Наступил 1771 год, самый богатый по деятельности Суворова в конфедератскую войну, благодаря помощи, оказанной конфедератам Францией. Не ограничившись поднятием Турции против России, Шуазель еще в 1769 году послал в Польшу заслуженного офицера, де Толеса, с немалою суммою денег для оказания конфедератам пособия и для руководительства их военными операциями. Но несогласия и раздоры польских дворян скоро убедили Толеса в бесплодности его миссии, и он возвратился во Францию, привезя назад деньги, а министру написал предварительно: «в этой стране я не нашел ни одного коня, годного для королевской конюшни, а кляч покупать не хотел, почему и возвращаюсь с деньгами». Вместо Толеса Шуазель послал полковника Дюмурье, человека способного, проницательного, энергичного, но имевшего слишком беспокойную голову и потому впадавшего в фантазерство. Дюмурье прибыл в Эпериеш, в Венгрии, где был собран верховный совет конфедератов. Вместо зрелых государственных и военных людей, он нашел тут общество знатных кутил, занимавшихся только попойками, бешеною игрой и волокитством. Разочарование его еще увеличилось, когда он познакомился с положением конфедератского дела. Даже на бумаге числительность войск не превышала 16 или 17,000 человек, а на деле едва доходила до 10,000. Не было ни пехоты, ни артиллерии, ни крепостей; предводителей насчитывалось до восьми, но каждый из них был независим от других; между ними царствовали раздор и рознь; в войсках не существовало тени дисциплины. Привести эпериешских агитаторов к соглашению было для Дюмурье делом невозможным, и он прибегнул к графине Мнишек, женщине умной, образованной, ловкой и хитрой, которая пользовалась между конфедератами большим влиянием. Только при её искусном содействии, ему удалось кое-как добиться соглашения и провести свои планы.
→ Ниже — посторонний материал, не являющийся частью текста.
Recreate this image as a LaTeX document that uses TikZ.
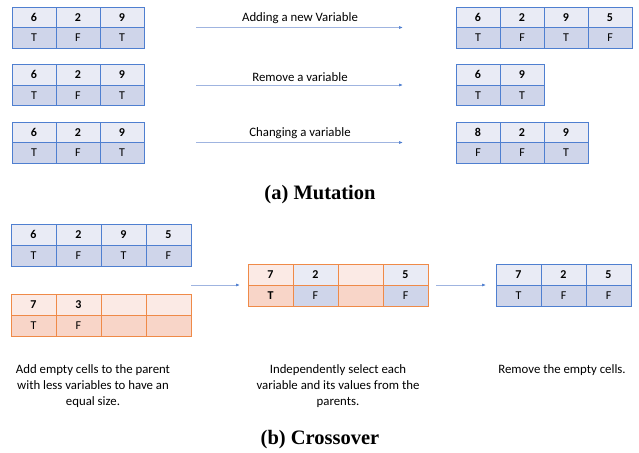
\documentclass[tikz,border=0pt]{standalone}
\usepackage{fontspec}
\usepackage{tikz}
\usetikzlibrary{arrows.meta}
\usetikzlibrary{positioning}
\usetikzlibrary{calc}

\newfontfamily\calibri{Carlito}
\newfontfamily\capserif{Liberation Serif}

\definecolor{tblue}{HTML}{4F7FD0}
\definecolor{btop}{HTML}{E9EBF5}
\definecolor{bbot}{HTML}{CFD5EA}
\definecolor{torange}{HTML}{EF8A48}
\definecolor{otop}{HTML}{FBEAE5}
\definecolor{obot}{HTML}{F8D5C8}
\definecolor{arrline}{HTML}{9FB4E0}

\begin{document}
\begin{tikzpicture}[x=1pt, y=-1pt, >=latex,
    numcell/.style={draw=tblue, fill=btop, line width=0.8pt, minimum width=44pt, minimum height=20.5pt,
                    inner sep=0pt, outer sep=0pt, font=\calibri\fontsize{12}{13}\selectfont\bfseries},
    valcell/.style={numcell, fill=bbot, font=\calibri\fontsize{12}{13}\selectfont},
    wide/.style={minimum width=45pt, minimum height=21pt},
    orange/.style={draw=torange},
    arr/.style={draw=arrline, line width=0.7pt, -{Latex[length=4pt, width=3pt, color=tblue]}},
    label/.style={font=\calibri\fontsize{12.8}{14}\selectfont, inner sep=3.5pt},
    note/.style={font=\calibri\fontsize{12.8}{16}\selectfont, align=center},
    caption/.style={font=\capserif\fontsize{20.5}{24}\selectfont\bfseries}]

        \useasboundingbox (0,0) rectangle (639,452);

        % mutation: the three parents
        \foreach \t/\ty in {p1/7, p2/64.5, p3/122}
          \foreach \num/\val [count=\k] in {6/T, 2/F, 9/T} {
            \node[numcell]                 (\t-\k)   at (-10+44*\k, \ty+10.25) {\num};
            \node[valcell, below=0pt of \t-\k] (\t-\k-v)                        {\val};
          }

        % mutation: the results
        \foreach \num/\val [count=\k] in {6/T, 2/F, 9/T, 5/F} {
            \node[numcell]                 (r1-\k)   at (434+44*\k, 17.25)  {\num};
            \node[valcell, below=0pt of r1-\k] (r1-\k-v)                    {\val};
        }
        \foreach \num/\val [count=\k] in {6/T, 9/T} {
            \node[numcell]                 (r2-\k)   at (434+44*\k, 74.75)  {\num};
            \node[valcell, below=0pt of r2-\k] (r2-\k-v)                    {\val};
        }
        \foreach \num/\val [count=\k] in {8/F, 2/F, 9/T} {
            \node[numcell]                 (r3-\k)   at (434+44*\k, 132.25) {\num};
            \node[valcell, below=0pt of r3-\k] (r3-\k-v)                    {\val};
        }

        \path
          (p1-3.south east) edge [arr, shorten <=52pt, shorten >=53pt] node[label, above] {Adding a new Variable} (r1-1.south west)
          (p2-3.south east) edge [arr, shorten <=52pt, shorten >=53pt] node[label, above] {Remove a variable}     (r2-1.south west)
          (p3-3.south east) edge [arr, shorten <=52pt, shorten >=53pt] node[label, above] {Changing a variable}   (r3-1.south west);

        \node[caption] (capa) at (320,195) {(a) Mutation};

        % crossover: parents
        \foreach \num/\val [count=\k] in {6/T, 2/F, 9/T, 5/F} {
            \node[numcell, wide]                 (cb-\k)   at (-11.5+45*\k, 234.5) {\num};
            \node[valcell, wide, below=0pt of cb-\k] (cb-\k-v)                      {\val};
        }
        \foreach \num/\val [count=\k] in {7/T, 3/F, {}/{}, {}/{}} {
            \node[numcell, wide, orange, fill=otop]                 (co-\k)   at (-11.5+45*\k, 304.5) {\num};
            \node[valcell, wide, orange, fill=obot, below=0pt of co-\k] (co-\k-v)                      {\val};
        }

        % crossover: child with empty cell
        \foreach \num/\val/\ft/\fb [count=\k] in {7/{\bfseries T}/otop/obot, 2/F/btop/bbot, {}/{}/otop/obot, 5/F/btop/bbot} {
            \node[numcell, wide, orange, fill=\ft]                 (cm-\k)   at (225.5+45*\k, 274.5) {\num};
            \node[valcell, wide, orange, fill=\fb, below=0pt of cm-\k] (cm-\k-v)                      {\val};
        }

        % crossover: child
        \foreach \num/\val [count=\k] in {7/T, 2/F, 5/F} {
            \node[numcell, wide]                 (cr-\k)   at (473.5+45*\k, 274.5) {\num};
            \node[valcell, wide, below=0pt of cr-\k] (cr-\k-v)                      {\val};
        }

        \draw[arr, shorten >=8pt] (cm-1.south west -| cb-4.east) -- (cm-1.south west);
        \draw[arr, shorten <=8pt, shorten >=10pt] (cm-4.south east) -- (cr-1.south west);

        \node[note] (addtxt) at (93,386)  {Add empty cells to the parent\\with less variables to have an\\equal size.};
        \node[note] (seltxt) at (338,386) {Independently select each\\variable and its values from the\\parents.};
        \node[note] (remtxt) at (562,370) {Remove the empty cells.};

        \node[caption] (capb) at (320,440) {(b) Crossover};

      \end{tikzpicture}
\end{document}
Прежде всего требовалось единство начальствования; Дюмурье предложил принца Карла Саксонского, который обещал выставить 3,000 саксонских войск. На это все согласились, кроме Пулавского. Затем он выписал от Шуазеля офицеров всех родов оружия и озаботился устройством опорных пунктов для будущих военных действий; сверх того, особенное внимание было приложено к созданию и образованию пехоты, с помощью привлечения австрийских и прусских дезертиров, а также польских крестьян; на последнее паны согласились с большим трудом, опасаясь давать крестьянам оружие, Ружья были закуплены в Венгрии и Силезии и большой их транспорт, до 22,000, ожидался из Баварии. С помощью этих и других мер, Дюмурье надеялся собрать до 60,000 конфедератов к открытию кампании 1771 года.